» WHAT THIS TASK INVOLVES:
Skip the pictures and extract all of the lines exactly as written.

..........

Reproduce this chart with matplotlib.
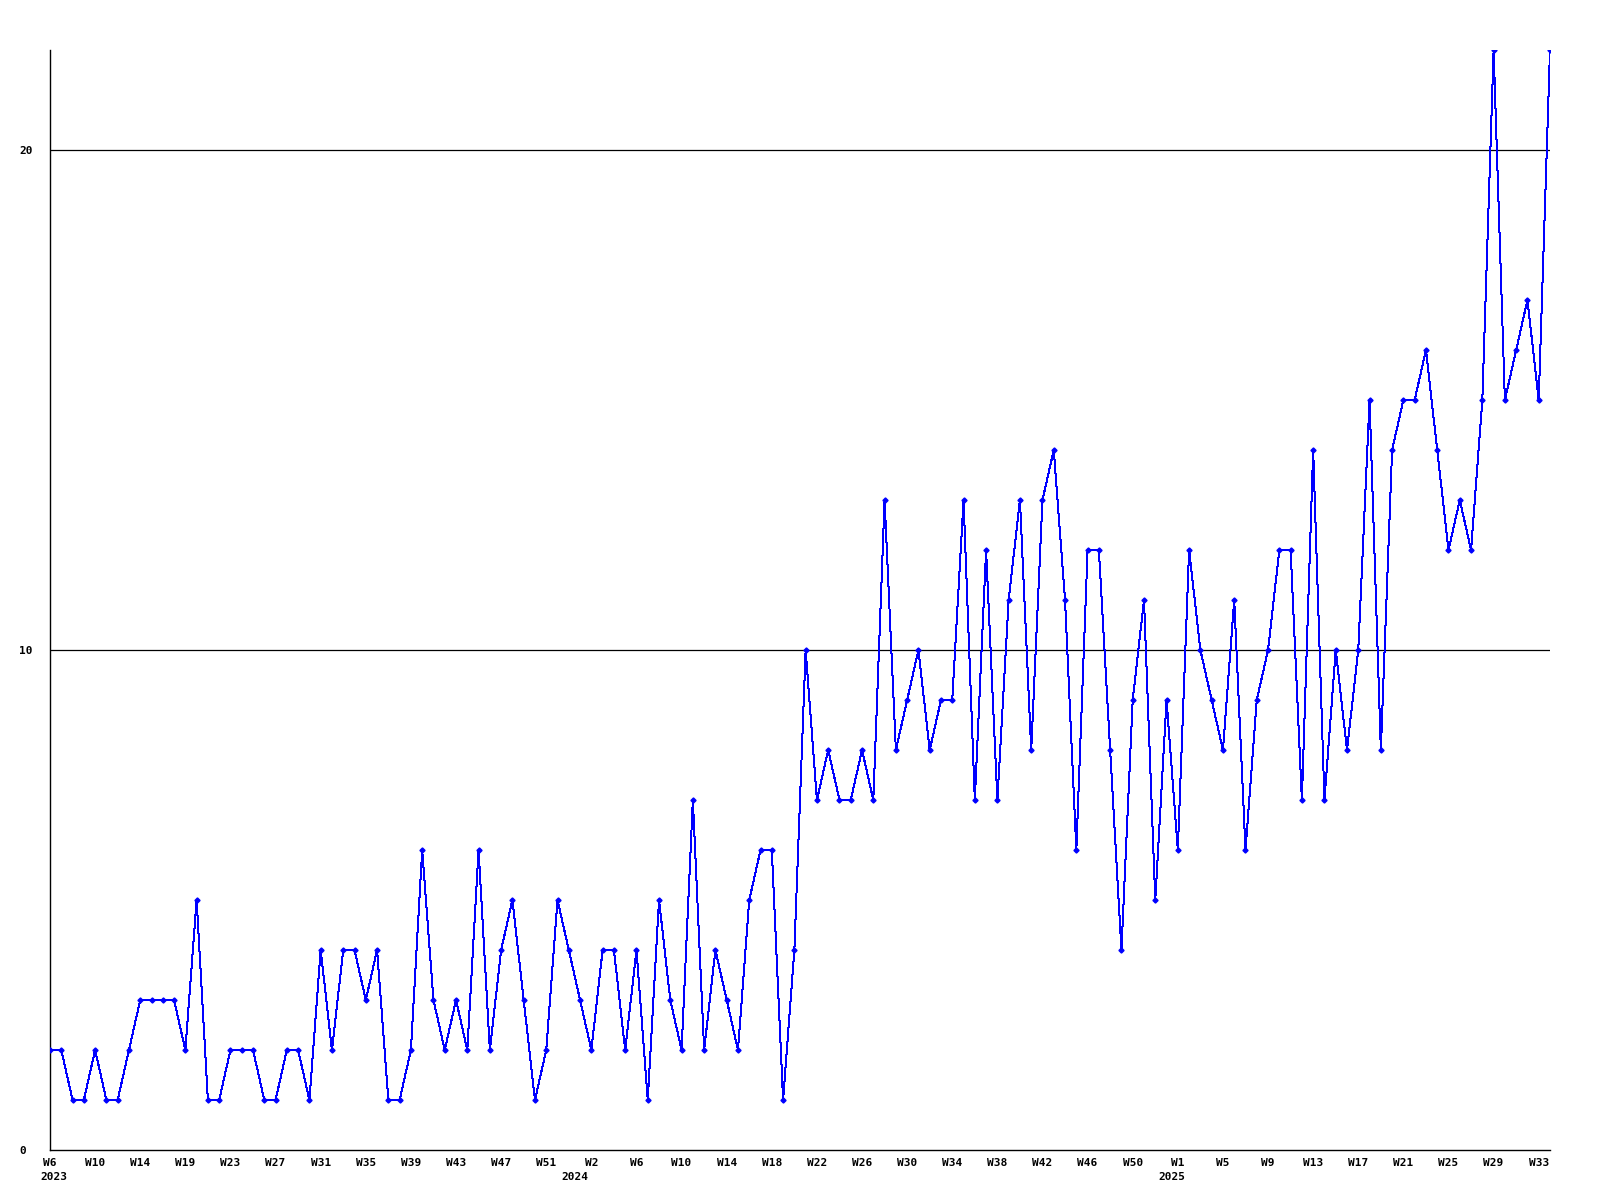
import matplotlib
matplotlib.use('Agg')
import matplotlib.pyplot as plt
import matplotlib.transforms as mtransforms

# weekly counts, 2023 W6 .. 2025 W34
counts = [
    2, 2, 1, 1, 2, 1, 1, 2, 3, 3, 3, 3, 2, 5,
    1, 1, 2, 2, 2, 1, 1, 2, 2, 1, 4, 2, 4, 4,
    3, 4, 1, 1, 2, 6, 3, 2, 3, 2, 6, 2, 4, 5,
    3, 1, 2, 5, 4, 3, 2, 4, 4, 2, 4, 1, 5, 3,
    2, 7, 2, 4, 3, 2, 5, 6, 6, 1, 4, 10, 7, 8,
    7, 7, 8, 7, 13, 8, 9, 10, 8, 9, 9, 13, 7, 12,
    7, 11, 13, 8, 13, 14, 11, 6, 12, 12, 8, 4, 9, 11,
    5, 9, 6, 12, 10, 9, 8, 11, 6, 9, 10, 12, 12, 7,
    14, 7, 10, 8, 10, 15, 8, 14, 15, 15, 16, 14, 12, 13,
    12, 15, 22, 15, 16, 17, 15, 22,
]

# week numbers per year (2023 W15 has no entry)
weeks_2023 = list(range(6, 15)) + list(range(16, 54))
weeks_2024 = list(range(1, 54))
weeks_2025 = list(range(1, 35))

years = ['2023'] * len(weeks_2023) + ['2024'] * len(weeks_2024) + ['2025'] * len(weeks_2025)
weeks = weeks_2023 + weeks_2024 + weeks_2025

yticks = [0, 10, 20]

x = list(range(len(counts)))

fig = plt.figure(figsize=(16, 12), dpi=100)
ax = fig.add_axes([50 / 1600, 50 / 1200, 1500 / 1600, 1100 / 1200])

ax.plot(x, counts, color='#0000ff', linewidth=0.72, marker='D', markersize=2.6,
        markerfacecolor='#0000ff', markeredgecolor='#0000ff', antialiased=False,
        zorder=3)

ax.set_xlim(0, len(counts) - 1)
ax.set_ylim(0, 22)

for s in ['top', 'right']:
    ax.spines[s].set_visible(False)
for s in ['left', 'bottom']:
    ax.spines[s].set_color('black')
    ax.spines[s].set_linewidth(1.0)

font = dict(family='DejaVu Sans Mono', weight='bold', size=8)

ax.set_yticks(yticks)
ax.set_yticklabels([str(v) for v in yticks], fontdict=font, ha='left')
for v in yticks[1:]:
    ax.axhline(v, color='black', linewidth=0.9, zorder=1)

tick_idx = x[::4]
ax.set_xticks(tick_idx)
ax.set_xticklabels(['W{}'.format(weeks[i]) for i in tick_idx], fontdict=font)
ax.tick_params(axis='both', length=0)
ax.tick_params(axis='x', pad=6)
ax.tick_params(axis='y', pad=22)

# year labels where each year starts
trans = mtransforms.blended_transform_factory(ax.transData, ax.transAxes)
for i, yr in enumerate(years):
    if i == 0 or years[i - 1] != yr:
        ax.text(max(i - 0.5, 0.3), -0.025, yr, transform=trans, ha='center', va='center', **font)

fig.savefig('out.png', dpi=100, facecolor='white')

..........

» REPLY:
Reproduce this chart with matplotlib.
import matplotlib
matplotlib.use('Agg')
import matplotlib.pyplot as plt
import matplotlib.transforms as mtransforms

# weekly counts, 2023 W6 .. 2025 W34
counts = [
    2, 2, 1, 1, 2, 1, 1, 2, 3, 3, 3, 3, 2, 5,
    1, 1, 2, 2, 2, 1, 1, 2, 2, 1, 4, 2, 4, 4,
    3, 4, 1, 1, 2, 6, 3, 2, 3, 2, 6, 2, 4, 5,
    3, 1, 2, 5, 4, 3, 2, 4, 4, 2, 4, 1, 5, 3,
    2, 7, 2, 4, 3, 2, 5, 6, 6, 1, 4, 10, 7, 8,
    7, 7, 8, 7, 13, 8, 9, 10, 8, 9, 9, 13, 7, 12,
    7, 11, 13, 8, 13, 14, 11, 6, 12, 12, 8, 4, 9, 11,
    5, 9, 6, 12, 10, 9, 8, 11, 6, 9, 10, 12, 12, 7,
    14, 7, 10, 8, 10, 15, 8, 14, 15, 15, 16, 14, 12, 13,
    12, 15, 22, 15, 16, 17, 15, 22,
]

# week numbers per year (2023 W15 has no entry)
weeks_2023 = list(range(6, 15)) + list(range(16, 54))
weeks_2024 = list(range(1, 54))
weeks_2025 = list(range(1, 35))

years = ['2023'] * len(weeks_2023) + ['2024'] * len(weeks_2024) + ['2025'] * len(weeks_2025)
weeks = weeks_2023 + weeks_2024 + weeks_2025

yticks = [0, 10, 20]

x = list(range(len(counts)))

fig = plt.figure(figsize=(16, 12), dpi=100)
ax = fig.add_axes([50 / 1600, 50 / 1200, 1500 / 1600, 1100 / 1200])

ax.plot(x, counts, color='#0000ff', linewidth=0.72, marker='D', markersize=2.6,
        markerfacecolor='#0000ff', markeredgecolor='#0000ff', antialiased=False,
        zorder=3)

ax.set_xlim(0, len(counts) - 1)
ax.set_ylim(0, 22)

for s in ['top', 'right']:
    ax.spines[s].set_visible(False)
for s in ['left', 'bottom']:
    ax.spines[s].set_color('black')
    ax.spines[s].set_linewidth(1.0)

font = dict(family='DejaVu Sans Mono', weight='bold', size=8)

ax.set_yticks(yticks)
ax.set_yticklabels([str(v) for v in yticks], fontdict=font, ha='left')
for v in yticks[1:]:
    ax.axhline(v, color='black', linewidth=0.9, zorder=1)

tick_idx = x[::4]
ax.set_xticks(tick_idx)
ax.set_xticklabels(['W{}'.format(weeks[i]) for i in tick_idx], fontdict=font)
ax.tick_params(axis='both', length=0)
ax.tick_params(axis='x', pad=6)
ax.tick_params(axis='y', pad=22)

# year labels where each year starts
trans = mtransforms.blended_transform_factory(ax.transData, ax.transAxes)
for i, yr in enumerate(years):
    if i == 0 or years[i - 1] != yr:
        ax.text(max(i - 0.5, 0.3), -0.025, yr, transform=trans, ha='center', va='center', **font)

fig.savefig('out.png', dpi=100, facecolor='white')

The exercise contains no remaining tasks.